Step 6: Wait for Propagation & Verify
DNS changes take a little time to spread across the internet — usually quick now thanks to your lowered TTL, but it can take longer in some regions. During this window some visitors may still hit the old server, which is exactly why you keep it running. Once propagation completes, verify the live site thoroughly on the new host: pages, forms, email, checkout, and any dynamic features. Test on different devices and networks to be sure everyone is seeing the new server.
Step 7: Don’t Forget Email and Final Cleanup
Email is the most commonly overlooked part of a migration. If your email is tied to your hosting, make sure mailboxes are recreated and working on the new host (or set up separately) before you rely on it. After everything is confirmed working for a few days — and only then — you can safely cancel your old hosting plan. Reset your DNS TTL to a normal value, confirm backups are running on the new host, and you’re done.

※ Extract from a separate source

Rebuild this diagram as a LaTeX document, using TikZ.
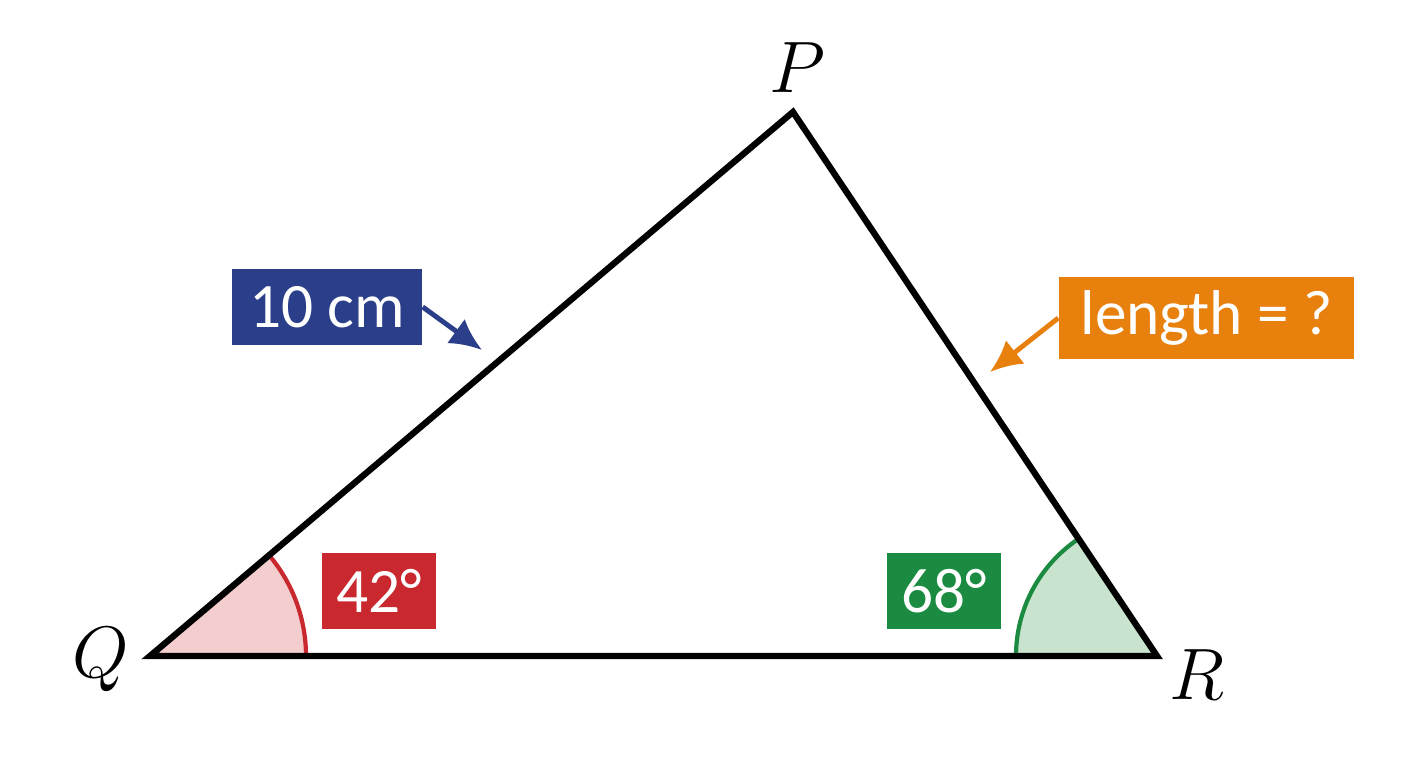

Common Migration Mistakes to Avoid
- Cancelling the old host too early — the single biggest cause of lost data and downtime. Keep it until you’re sure.
- Skipping the backup — never migrate without a full, off-server copy.
- Not testing before switching DNS — this is how broken pages go live.
- Forgetting email — confirm mail works on the new setup before relying on it.
- Ignoring TTL — leaving a high TTL is what turns a quick switch into hours of mixed traffic.
Frequently Asked Questions
Will my website go down during migration?
It doesn’t have to. If you set up and test the site on the new host first, lower your DNS TTL beforehand, and keep the old host running through the switch, visitors experience little or no downtime.
How long does a website migration take?
The hands-on work can be done in a few hours for a typical site, but allow a day or two overall for DNS propagation and thorough testing. Larger or more complex sites take longer.
Can my new host migrate the site for me?
Often yes — many hosts offer free or low-cost migration as part of signing up, handling the file and database transfer for you. It’s worth asking before you start, especially if you’re not comfortable doing it manually.
Do I need to move my domain too?
No. Your domain registration is separate from hosting. You can keep your domain where it is and simply point it at the new host by updating DNS — there’s no need to transfer the domain itself.
Key Takeaways
- Migration is safe when you do it in the right order — preparation prevents downtime.
- Always take a full off-server backup, and never cancel the old host until the new one is verified.
- Set up and fully test the site on the new host before changing any DNS.
- Lower your DNS TTL a day or two ahead so the go-live switch is near-instant.
- Verify everything — including email — after propagation, then clean up and cancel the old plan.
A website migration is far less risky than it feels once you follow a clear sequence: back up, rebuild on the new host, test, lower TTL, switch DNS, verify, and only then cancel the old plan. Take it step by step and you can move to a faster, more reliable host without your visitors ever noticing.